In 1959, plaintiff was convicted for failure to comply with violation and order. The conviction was affirmed ( People v. Namro Holding Corp., 10 A.D.2d 702, affd. 8 N.Y.2d 1131). In affirming, a majority of this court said: "The propriety of the Notice of Violation may not be collaterally reviewed in the criminal prosecution for its disobedience ( People v. Gillman, 6 A.D.2d 899). Adequate review by the Board of Standards and Appeals on that score could have been obtained under subdivision 6 of section 666 of the New York City Charter". Now, 11 years after the issuance of the first violation and order, and after a conviction has been affirmed for failure to comply, the majority of this court would declare that the rules of the Board claimed to have been infringed, are inapplicable to plaintiff's premises, and that the violations and orders are void.
The complaint herein was properly dismissed by Special Term because plaintiff failed to exhaust the available administrative remedy by appeal to the Board — a course specifically alluded to in our decision in People v. Namro Holding Corp. ( supra) — before commencing this action for a declaratory judgment.
In Lesron Junior v. Feinberg ( 13 A.D.2d 90) this court discussed the question of the failure to exhaust the administrative remedy of appeal to the Board in an action to enjoin the erection of a building on the ground that the new building would violate the height restrictions of the Zoning Resolution of the City of New York. By a sharply divided court it was there held that plaintiff could maintain its action because it "could not obtain adequate and complete relief in the prosecution of an appeal to the Board of Standards and Appeals" (p. 94). Two Justices dissented and would have relegated the plaintiff to the remedy of appeal to the Board.
The considerations which impelled a majority of this court to sustain the complaint in Lesron are absent in the instant case. Plaintiff herein can obtain complete relief from the Board if it is entitled to it. Moreover, since the crux of plaintiff's case is the claimed inapplicability of the Factory Exit Rules of the Board, what more appropriate tribunal exists to clarify the scope and intent of those rules than the Board itself?

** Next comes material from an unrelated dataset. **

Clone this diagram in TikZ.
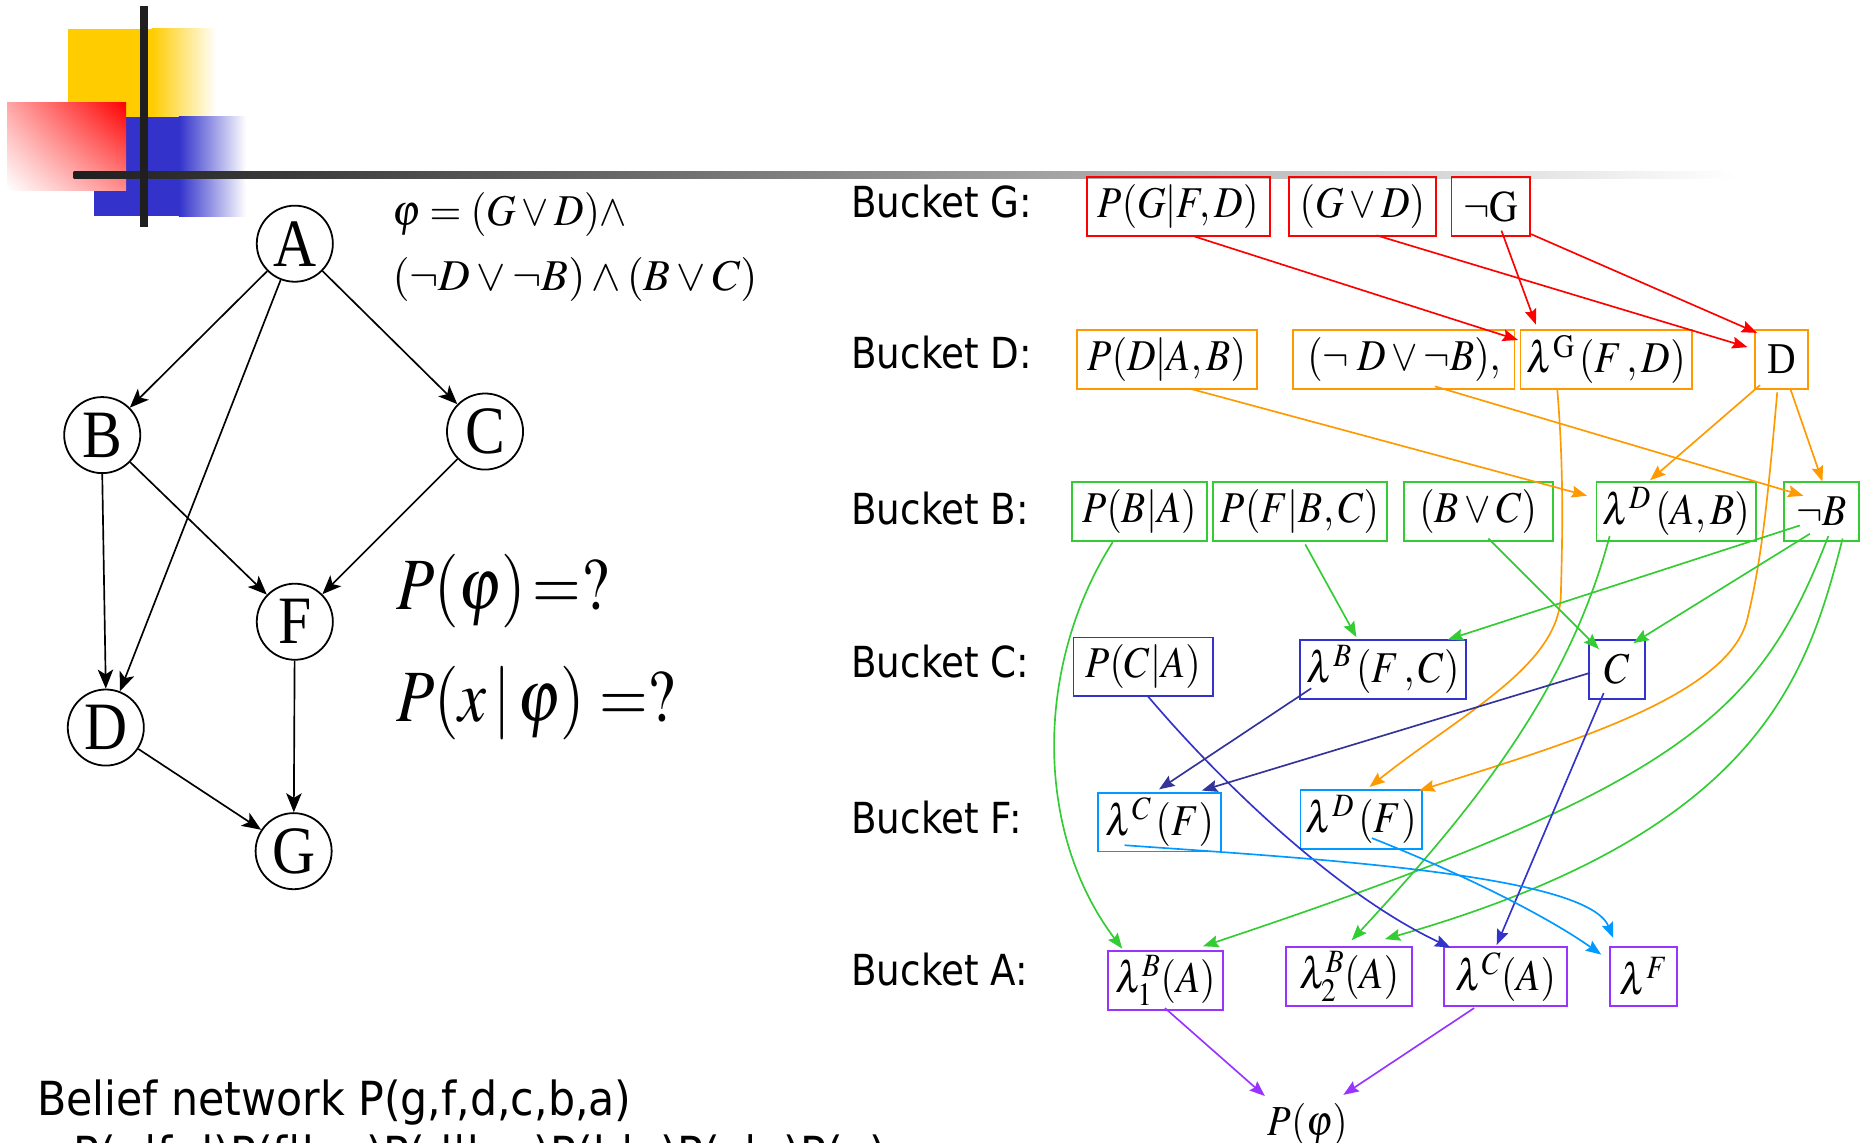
\documentclass[tikz,border=0pt]{standalone}
\usepackage{mathptmx}
\usepackage[no-math]{fontspec}
\setmainfont{Liberation Serif}
\newfontfamily\tahoma{DejaVu Sans}
\usepackage{graphicx}
\usetikzlibrary{arrows.meta,shadings}
\definecolor{cRed}{RGB}{255,0,0}
\definecolor{cOrange}{RGB}{255,153,0}
\definecolor{cGreen}{RGB}{51,204,51}
\definecolor{cBlue}{RGB}{51,51,204}
\definecolor{cNavy}{RGB}{51,51,153}
\definecolor{cLBlue}{RGB}{0,153,255}
\definecolor{cPurple}{RGB}{153,51,255}
\definecolor{cYellow}{RGB}{255,204,0}
\definecolor{cDeco}{RGB}{51,51,204}
\newcommand{\sqz}[2][0.9]{\scalebox{#1}[1]{#2}}
\begin{document}
\begin{tikzpicture}[x=1pt,y=-1pt,
  bx/.style={draw, line width=1.6pt, inner sep=0pt, minimum height=49.5pt, font=\fontsize{37}{42}\selectfont},
  gB/.style={bx, draw=cRed},
  dB/.style={bx, draw=cOrange},
  bB/.style={bx, draw=cGreen},
  cB/.style={bx, draw=cBlue},
  fB/.style={bx, draw=cLBlue},
  aB/.style={bx, draw=cPurple},
  con/.style={line width=1.4pt, -{Stealth[length=13pt,width=10pt,inset=2pt]}},
  circ/.style={draw, circle, line width=1.5pt, minimum size=64pt, inner sep=0pt, font=\fontsize{57}{60}\selectfont},
  larr/.style={line width=1.4pt, -{Stealth[length=16pt,width=13pt,inset=4pt]}},
  bucket/.style={anchor=base west, inner sep=0pt, font=\tahoma\fontsize{36}{40}\selectfont},
  formula/.style={anchor=base west, inner sep=0pt, font=\fontsize{37}{42}\selectfont},
  bigq/.style={anchor=base west, inner sep=0pt, font=\fontsize{62}{70}\selectfont},
  bottomtxt/.style={anchor=base west, inner sep=0pt, font=\tahoma\fontsize{39.5}{44}\selectfont},
]
\useasboundingbox (0,0) rectangle (1568,961);
% decoration
\fill[cYellow] (57,24) rectangle (128,100);
\shade[left color=cYellow, right color=white] (127.5,24) rectangle (182,100);
\fill[cDeco] (79,98) rectangle (151,182);
\shade[left color=cDeco, right color=white] (150.5,98) rectangle (207,182);
\shade[upper right=red, lower left=white, upper left=red!35!white, lower right=red!45!white] (6,86) rectangle (106,160);
\shade[left color=black!88, right color=white] (62,144.5) rectangle (1460,150);
\fill[black!88] (118,5) rectangle (124.5,191);

% left graph
\node[circ] (A) at (248,205) {\sqz[0.88]{A}};
\node[circ] (B) at (86,366) {\sqz[0.88]{B}};
\node[circ] (C) at (408,363) {\sqz[0.88]{C}};
\node[circ] (F) at (248,523) {\sqz[0.88]{F}};
\node[circ] (D) at (89,612) {\sqz[0.88]{D}};
\node[circ] (G) at (247,716) {\sqz[0.88]{G}};
\draw[larr] (A) -- (B);
\draw[larr] (A) -- (C);
\draw[larr] (A) -- (D);
\draw[larr] (B.south) -- (D.north);
\draw[larr] (B) -- (F);
\draw[larr] (C) -- (F);
\draw[larr] (F) -- (G);
\draw[larr] (D) -- (G);

\node[formula] (phi1) at (330,190) {\sqz[0.93]{$\varphi=(G\vee D)\wedge$}};
\node[formula] (phi2) at (330,244) {\sqz[1.0]{$(\neg D\vee\neg B)\wedge(B\vee C)$}};
\node[bigq] (q1) at (333,513) {\sqz[0.85]{$P(\varphi)\!=?$}};
\node[bigq] (q2) at (333,607) {\sqz[0.85]{$P(x\,|\,\varphi)=?$}};

% bucket labels
\node[bucket] (bG) at (716,183) {\sqz[0.87]{Bucket G:}};
\node[bucket] (bD) at (716,310) {\sqz[0.87]{Bucket D:}};
\node[bucket] (bBk) at (716,441) {\sqz[0.87]{Bucket B:}};
\node[bucket] (bC) at (716,570) {\sqz[0.87]{Bucket C:}};
\node[bucket] (bF) at (716,701) {\sqz[0.87]{Bucket F:}};
\node[bucket] (bA) at (716,829) {\sqz[0.87]{Bucket A:}};

% boxes
\node[gB, minimum width=154pt] (pgfd) at (991,174) {\sqz{$P(G|F,D)$}};
\node[gB, minimum width=124pt] (gvd) at (1146,174) {\sqz{$(G\vee D)$}};
\node[gB, minimum width=66pt] (ng) at (1254,174) {\sqz{$\neg\mathrm{G}$}};
\node[dB, minimum width=151pt] (pdab) at (981.5,302.5) {\sqz{$P(D|A,B)$}};
\node[dB, minimum width=186pt] (ndnb) at (1181,302.5) {\sqz{$(\neg\;D\vee\neg B),$}};
\node[dB, minimum width=144pt] (lg) at (1351,302.5) {\sqz{$\lambda^{\mathrm{G}}\,(F\,,D)$}};
\node[dB, minimum width=45pt] (dd) at (1498.5,302.5) {\sqz{D}};
\node[bB, minimum width=113pt] (pba) at (958.5,430) {\sqz{$P(B|A)$}};
\node[bB, minimum width=147pt] (pfbc) at (1093.5,430) {\sqz{$P(F|B,C)$}};
\node[bB, minimum width=125pt] (bvc) at (1243.5,430) {\sqz{$(B\vee C)$}};
\node[bB, minimum width=134pt] (ldab) at (1410,430) {\sqz{$\lambda^{D}\,(A,B)$}};
\node[bB, minimum width=63pt] (nb) at (1532.5,430) {\sqz{$\neg B$}};
\node[cB, minimum width=117pt] (pca) at (961.5,561) {\sqz{$P(C|A)$}};
\node[cB, minimum width=140pt] (lbfc) at (1163.5,563) {\sqz{$\lambda^{B}\,(F\,,C)$}};
\node[cB, minimum width=47pt] (cc) at (1360.5,563) {\sqz{$C$}};
\node[fB, minimum width=103pt] (lcf) at (975.5,691.5) {\sqz{$\lambda^{C}\,(F)$}};
\node[fB, minimum width=102pt] (ldf) at (1145,689.5) {\sqz{$\lambda^{D}\,(F)$}};
\node[aB, minimum width=97pt] (l1b) at (980.5,824.5) {\sqz{$\lambda_1^{B}(A)$}};
\node[aB, minimum width=106pt] (l2b) at (1135,821.5) {\sqz{$\lambda_2^{B}(A)$}};
\node[aB, minimum width=103pt] (lca) at (1266.5,821.5) {\sqz{$\lambda^{C}(A)$}};
\node[aB, minimum width=57pt] (lf) at (1382.5,821.5) {\sqz{$\lambda^{F}$}};
\node[inner sep=0pt, font=\fontsize{36}{40}\selectfont] (pphi) at (1100,946) {\sqz{$P(\varphi)$}};

% red
\draw[con, cRed] ([shift={(14,25)}]pgfd.center) -- ([shift={(-74,-16.5)}]lg.center);
\draw[con, cRed] ([shift={(9,20)}]ng.center) -- ([shift={(-59,-29.5)}]lg.center);
\draw[con, cRed] ([shift={(12,24)}]gvd.center) -- ([shift={(-28.5,-10.5)}]dd.center);
\draw[con, cRed] ([shift={(34,23)}]ng.center) -- ([shift={(-20.5,-22.5)}]dd.center);
% orange
\draw[con, cOrange] ([shift={(21.5,25)}]pdab.center) -- ([shift={(-75,-13)}]ldab.center);
\draw[con, cOrange] ([shift={(26,22.5)}]ndnb.center) -- ([shift={(-15.5,-13)}]nb.center);
\draw[con, cOrange] ([shift={(-41,25.5)}]lg.center) .. controls (1316,400) and (1314,460) .. (1313,500) .. controls (1312,560) and (1230,600) .. ([shift={(7,-27.5)}]ldf.center);
\draw[con, cOrange] ([shift={(-18,21.5)}]dd.center) -- ([shift={(-22,-26)}]ldab.center);
\draw[con, cOrange] ([shift={(-3.5,27.5)}]dd.center) .. controls (1487,420) and (1482,470) .. (1470,520) .. controls (1455,585) and (1320,625) .. ([shift={(49,-24.5)}]ldf.center);
\draw[con, cOrange] ([shift={(7.5,24.5)}]dd.center) -- ([shift={(0.5,-25)}]nb.center);
% green
\draw[con, cGreen] ([shift={(-22.5,26)}]pba.center) .. controls (870,560) and (870,700) .. ([shift={(-36.5,-26.5)}]l1b.center);
\draw[con, cGreen] ([shift={(4.5,28)}]pfbc.center) -- ([shift={(-22.5,-27)}]lbfc.center);
\draw[con, cGreen] ([shift={(8.5,23)}]bvc.center) -- ([shift={(-15.5,-17)}]cc.center);
\draw[con, cGreen] ([shift={(-56,21)}]ldab.center) .. controls (1320,580) and (1240,680) .. ([shift={(2,-30.5)}]l2b.center);
\draw[con, cGreen] ([shift={(-18.5,12)}]nb.center) -- ([shift={(54.5,-25)}]lbfc.center);
\draw[con, cGreen] ([shift={(-10,19)}]nb.center) -- ([shift={(13.5,-22)}]cc.center);
\draw[con, cGreen] ([shift={(5.5,21)}]nb.center) .. controls (1480,600) and (1420,660) .. ([shift={(31.5,-28.5)}]l1b.center);
\draw[con, cGreen] ([shift={(17.5,23)}]nb.center) .. controls (1520,570) and (1480,700) .. ([shift={(30,-31.5)}]l2b.center);
% blue
\draw[con, cBlue] ([shift={(3.5,24)}]pca.center) .. controls (1020,650) and (1120,750) .. ([shift={(-46.5,-24.5)}]lca.center);
\draw[con, cNavy] ([shift={(-60.5,16)}]lbfc.center) -- ([shift={(-0.5,-27.5)}]lcf.center);
\draw[con, cNavy] ([shift={(-23,3)}]cc.center) -- ([shift={(35.5,-26.5)}]lcf.center);
\draw[con, cBlue] ([shift={(-11.5,20)}]cc.center) -- ([shift={(-7.5,-26.5)}]lca.center);
% light blue
\draw[con, cLBlue] ([shift={(-29.5,19.5)}]lcf.center) .. controls (1100,722) and (1335,735) .. ([shift={(-25.5,-32.5)}]lf.center);
\draw[con, cLBlue] ([shift={(9,15.5)}]ldf.center) .. controls (1230,735) and (1300,770) .. ([shift={(-35.5,-18.5)}]lf.center);
% purple
\draw[con, cPurple] ([shift={(-0.5,23.5)}]l1b.center) -- ([shift={(-36,-24)}]pphi.center);
\draw[con, cPurple] ([shift={(-26.5,26.5)}]lca.center) -- ([shift={(30,-25)}]pphi.center);

% bottom text
\node[bottomtxt] (bn1) at (31,938) {\sqz[0.91]{Belief network P(g,f,d,c,b,a)}};
\node[bottomtxt] (bn2) at (62,985) {\sqz[0.91]{P(g|f,d)P(f|b,c)P(d|b,a)P(b|a)P(c|a)P(a)}};
\end{tikzpicture}
\end{document}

The intricate path through the statutory labyrinth taken by the majority opinion in reaching its conclusion is, in itself, an eloquent demonstration of the soundness of the rule requiring an exhaustion of the administrative remedies. It is readily apparent that we have here — as I wrote in Lesron (p. 100) — "a classic example of the necessity for review by experts rather than by a court". The majority would substitute the court for the expert body to which the New York City Charter (§ 666, subd. 6, par. [a]) gave exclusive jurisdiction to unravel the complicated problems that arise in the enforcement of the rules governing the use, occupancy and safety of buildings in New York City.
When one considers the extent of the number of violations and orders issued by the Department of Housing and Buildings in the course of a year, and the incidence of appeals to the Board of Standards and Appeals, it becomes evident what havoc the decision the majority announces will create in the field of the review of violations. This decision opens the doors of the courts to a flood of litigation never intended to be heard in the first instance by courts but by the qualified experts on the Board. When questions are presented, such as in the instant case, which are particularly within the realm of the specialization of the Board, and when that Board can afford full relief, there is no compelling reason why the plaintiff should not be relegated to the administrative remedy of appeal to the Board.
The Annual Report of the Department of Buildings of the City of New York for 1961 contains a table (Table No. 6, p. 40) of the number of violations filed annually by the Building Division for the years 1957-1961 as follows: 1957 — 25,574; 1958 — 23,794; 1959 — 24,135; 1960 — 23,436; 1961 — 24,855. All such violations, except the "Unsafe" category — which average about 800 each year — are appealable to the Board of Standards and Appeals.
I therefore dissent and would affirm the dismissal of the complaint.
BREITEL, J.P., and EAGER, J., concur with McNALLY, J.; VALENTE, J., dissents in opinion in which STEVENS, J., concurs.
Order and judgment (one paper) reversed, on the law, with costs to plaintiff-appellant, and plaintiff's motion for summary judgment granted, with $10 costs.